Originally Posted by analogue 3
I'm just wondering which Belkin hub you're using here? I've been advised to try different USB hubs in an effort to find one which provides clear digital audio signal out of tablet to Cambridge Audio DACMagic. Currently going direct from USB OTG to DAC via manufacturer (DAC's) provided USB cable results in a noisy audio signal. I figured your Belkin hub would be a good place to start auditioning for a working setup.
Will also be researching USB battery packs to provide power rather than relying on AC->DC adapter. I don't suppose anyone has an input on a 4 port USB Battery pack vs a 2 port USB Battery pack and whether the 4 port model is more likely to interfere with the digital audio signal going from the android device to the powered USB Hub to the USB DAC. Battery capacity, voltage, amps etc is identical for both models. For all I know the number of ports is irrelevant to electrical disturbance.
My Belkin powered USB hub is the following:
It was the smallest USB hub I found in the shop around the corner.
About electrical disturbance, a solution: USB Y cable?
“What’s wrong with the current USB cable design for audio use?
Many cables combine power and data into a single cable, causing crosstalk between power and data.
The key of course is the “twin connection” design. It separates the signal ground from power ground and shields the signal and power connections from each other."
The most constant voltage-regulated USB battery pack?
"The battery supplies of the usual mobile equipment require a DC/DC converter to step up the required output voltage."
"Our U Power's two 3.7V cells net 7.4V power which gets stepped down to the 5V with a superior low-noise linear voltage regulator."

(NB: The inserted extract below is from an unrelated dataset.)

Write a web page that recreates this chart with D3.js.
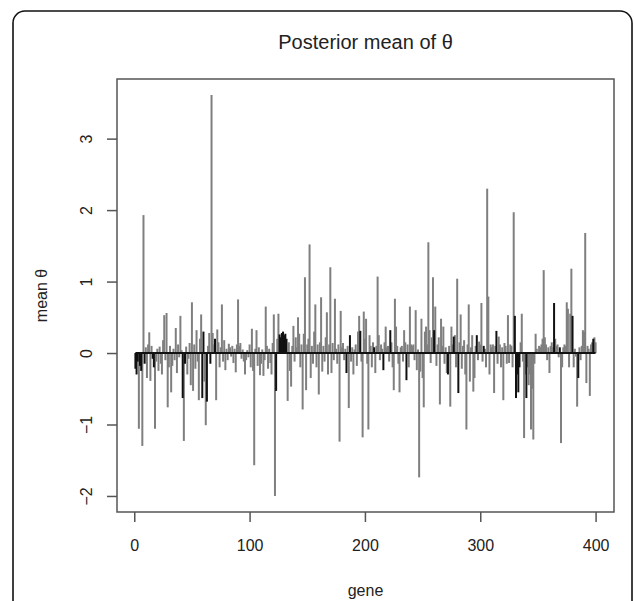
<!DOCTYPE html>
<html>
<head>
<meta charset="utf-8">
<script src="https://cdnjs.cloudflare.com/ajax/libs/d3/7.8.5/d3.min.js"></script>
<style>
  body { margin: 0; background: #fff; }
  svg text { font-family: "Liberation Sans", Arial, sans-serif; fill: #222; }
</style>
</head>
<body>
<div id="chart"></div>
<script>
// posterior mean of theta, one value per gene
var theta = [
  -0.22, -0.30, -0.12, -1.06, -0.18, -0.25, -1.30, 1.93, -0.15, 0.08,
  -0.35, 0.12, 0.29, -0.39, 0.10, -0.08, -0.20, -1.06, -0.12, 0.06,
  -0.25, 0.09, -0.15, -0.30, 0.18, 0.53, -0.10, 0.56, -0.76, -0.20,
  0.10, -0.55, -0.18, 0.06, -0.10, 0.35, -0.28, 0.12, -0.06, 0.52,
  0.04, -0.63, -1.23, -0.15, 0.09, -0.30, -0.08, 0.14, -0.45, 0.71,
  -0.53, 0.12, -0.22, 0.32, -0.12, -0.66, 0.20, 0.54, -0.63, 0.30,
  -0.40, -1.01, -0.68, 0.10, 0.28, -0.15, 3.61, 0.28, 0.12, 0.20,
  -0.66, 0.33, 0.15, -0.20, 0.08, 0.68, -0.12, 0.18, -0.24, 0.06,
  -0.10, 0.13, 0.08, -0.05, 0.10, -0.14, 0.06, -0.27, 0.12, 0.75,
  0.10, 0.14, -0.08, 0.05, -0.12, -0.30, -0.10, 0.04, -0.06, 0.12,
  -0.20, 0.34, -0.25, -1.57, 0.06, 0.32, -0.18, 0.08, -0.31, -0.15,
  0.05, -0.32, -0.10, 0.65, 0.10, -0.22, 0.06, -0.14, -0.30, 0.14,
  0.54, -2.00, -0.53, 0.20, 0.55, 0.26, 0.22, 0.28, 0.30, 0.25,
  0.27, 0.20, -0.67, 0.15, -0.25, -0.47, 0.10, 0.38, -0.12, 0.22,
  0.08, 0.50, 0.27, -0.20, 0.12, -0.79, 0.27, 1.06, -0.52, 0.12,
  0.20, 1.52, -0.35, 0.10, -0.15, 0.30, 0.68, -0.20, 0.12, -0.58,
  0.15, 0.78, -0.26, 0.10, -0.12, 0.22, 0.57, -0.30, 0.12, 1.20,
  -0.28, 0.14, -0.10, 0.76, 0.06, -0.15, 0.12, -1.24, 0.59, 0.08,
  0.14, -0.10, 0.06, -0.28, 0.10, -0.77, 0.25, -0.12, 0.08, -0.30,
  0.05, 0.12, -0.18, 0.30, 0.52, 0.31, -0.12, -1.18, 0.58, 0.20,
  0.48, -0.15, -1.07, 0.25, 0.10, -0.20, 0.15, 0.08, -0.28, 0.10,
  1.07, 0.25, -0.10, 0.12, 0.06, -0.24, 0.15, 0.37, 0.08, 0.10,
  -0.12, 0.32, 0.15, -0.20, -0.52, 0.76, 0.37, 0.10, -0.15, -0.55,
  0.08, 0.10, -0.12, 0.32, 0.15, -0.38, 0.12, -0.20, 0.65, 0.12,
  0.10, 0.12, -0.10, 0.60, -0.24, 0.05, -1.74, -0.26, 0.48, -0.35,
  -0.76, 0.30, 0.37, 0.12, 1.55, 0.32, -0.14, 0.22, 1.06, 0.32,
  0.65, -0.18, 0.12, 0.22, -0.72, 0.48, 0.10, 0.37, -0.15, 0.08,
  -0.28, -0.30, 0.10, -0.75, 0.37, 0.12, 0.23, 0.25, -0.20, 1.04,
  -0.56, 0.15, 0.54, -0.22, 0.10, 0.18, -0.30, -1.07, 0.12, 0.68,
  -0.40, 0.08, 0.25, -0.54, -0.35, 0.10, 0.25, -0.10, 0.16, 0.12,
  0.70, -0.12, 0.10, 0.06, -0.20, 2.30, 0.79, -0.30, 0.12, 0.08,
  0.12, -0.56, 0.10, 0.31, -0.15, 0.23, 0.12, -0.20, 0.08, -0.66,
  0.14, 0.10, -0.15, 0.53, -0.14, 0.12, 0.10, -0.20, 1.97, 0.52,
  -0.63, -0.30, -0.55, -0.20, 0.15, 0.55, -0.12, -1.19, -0.30, -0.63,
  -0.20, -0.45, -0.30, -1.07, -0.50, -1.21, -0.15, 0.27, 0.06, -0.01,
  0.10, 0.08, 0.12, 0.20, 1.16, 0.22, 0.12, -0.10, 0.08, -0.28,
  0.10, 0.15, 0.08, 0.70, 0.20, 0.10, 0.12, -0.06, 0.08, -1.26,
  -0.20, 0.08, 0.12, 0.10, 0.71, 0.62, -0.20, 0.55, 1.18, 0.52,
  -0.20, 0.06, -0.05, -0.75, -0.35, 0.08, -0.10, 0.10, 0.32, 0.30,
  1.68, -0.42, 0.10, 0.06, -0.60, 0.12, 0.15, 0.20, 0.22, 0.15
];

// genes drawn in black (the rest are grey)
var blackGenes = [1, 2, 3, 5, 6, 9, 16, 17, 42, 44, 59, 60, 63, 66, 70, 123,
  126, 127, 128, 129, 130, 131, 132, 184, 187, 196, 208, 216, 222, 236, 260,
  272, 277, 281, 297, 303, 314, 330, 331, 332, 333, 334, 340, 364, 369, 380,
  385, 398];

var xTicks = [0, 100, 200, 300, 400];
var yTicks = [-2, -1, 0, 1, 2, 3];

var W = 634, H = 601;
var plot = { left: 117, top: 79, right: 614, bottom: 512 };

var data = theta.map(function (v, i) {
  return { gene: i + 1, value: v, black: blackGenes.indexOf(i + 1) >= 0 };
});

var svg = d3.select("#chart")
  .append("svg")
  .attr("width", W)
  .attr("height", H);

// outer rounded frame (bottom runs off the picture)
svg.append("rect")
  .attr("x", 13)
  .attr("y", 11)
  .attr("width", 619)
  .attr("height", 640)
  .attr("rx", 12)
  .attr("fill", "none")
  .attr("stroke", "#111")
  .attr("stroke-width", 1.6);

// R style 4% padding on both axes
var nGenes = data.length;
var padX = 0.04 * (nGenes - 1);
var x = d3.scaleLinear()
  .domain([1 - padX, nGenes + padX])
  .range([plot.left, plot.right]);

var yMin = d3.min(theta), yMax = d3.max(theta);
var padY = 0.04 * (yMax - yMin);
var y = d3.scaleLinear()
  .domain([yMin - padY, yMax + padY])
  .range([plot.bottom, plot.top]);

// vertical "h" lines, grey first then black on top
svg.append("g")
  .selectAll("line")
  .data(data.filter(function (d) { return !d.black; }))
  .enter()
  .append("line")
  .attr("x1", function (d) { return x(d.gene); })
  .attr("x2", function (d) { return x(d.gene); })
  .attr("y1", y(0))
  .attr("y2", function (d) { return y(d.value); })
  .attr("stroke", "#7f7f7f")
  .attr("stroke-width", 2);

svg.append("g")
  .selectAll("line")
  .data(data.filter(function (d) { return d.black; }))
  .enter()
  .append("line")
  .attr("x1", function (d) { return x(d.gene); })
  .attr("x2", function (d) { return x(d.gene); })
  .attr("y1", y(0))
  .attr("y2", function (d) { return y(d.value); })
  .attr("stroke", "#111")
  .attr("stroke-width", 2);

// zero line across the genes
svg.append("line")
  .attr("x1", x(1))
  .attr("x2", x(nGenes))
  .attr("y1", y(0))
  .attr("y2", y(0))
  .attr("stroke", "#111")
  .attr("stroke-width", 2);

// box
svg.append("rect")
  .attr("x", plot.left)
  .attr("y", plot.top)
  .attr("width", plot.right - plot.left)
  .attr("height", plot.bottom - plot.top)
  .attr("fill", "none")
  .attr("stroke", "#555")
  .attr("stroke-width", 1.5);

// x axis
var xAxis = svg.append("g")
  .attr("transform", "translate(0," + plot.bottom + ")")
  .call(d3.axisBottom(x).tickValues(xTicks).tickSize(10).tickPadding(18));

xAxis.select(".domain").remove();
xAxis.selectAll(".tick line").attr("stroke", "#555").attr("stroke-width", 1.5);
xAxis.selectAll(".tick text")
  .attr("font-size", 16)
  .attr("fill", "#222");

// y axis, labels parallel to the axis
var yAxis = svg.append("g")
  .attr("transform", "translate(" + plot.left + ",0)")
  .call(d3.axisLeft(y).tickValues(yTicks).tickSize(10).tickFormat(d3.format("d")));

yAxis.select(".domain").remove();
yAxis.selectAll(".tick line").attr("stroke", "#555").attr("stroke-width", 1.5);
yAxis.selectAll(".tick text")
  .attr("font-size", 16)
  .attr("fill", "#222")
  .attr("x", null)
  .attr("dy", null)
  .attr("text-anchor", "middle")
  .attr("transform", "translate(-31,0) rotate(-90)")
  .attr("dominant-baseline", "central");

// title and axis labels
svg.append("text")
  .attr("x", (plot.left + plot.right) / 2)
  .attr("y", 49)
  .attr("text-anchor", "middle")
  .attr("font-size", 20)
  .text("Posterior mean of θ");

svg.append("text")
  .attr("x", (plot.left + plot.right) / 2)
  .attr("y", 596)
  .attr("text-anchor", "middle")
  .attr("font-size", 16)
  .text("gene");

svg.append("text")
  .attr("transform", "translate(47," + (plot.top + plot.bottom) / 2 + ") rotate(-90)")
  .attr("text-anchor", "middle")
  .attr("font-size", 16)
  .text("mean θ");
</script>
</body>
</html>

"A typical linear regulator diagram is shown in Figure 1-1. A pass transistor is controlled by an operational amplifier which compares the output voltage to a reference. As the output voltage drops, the op-amp increases drive to the pass element, which increases output voltage. Conversely, if the output rises above the desired set point, the op amp reduces drive. These corrections are performed continuously with the reaction time limited only by the speed of the op amp and output transistor loop."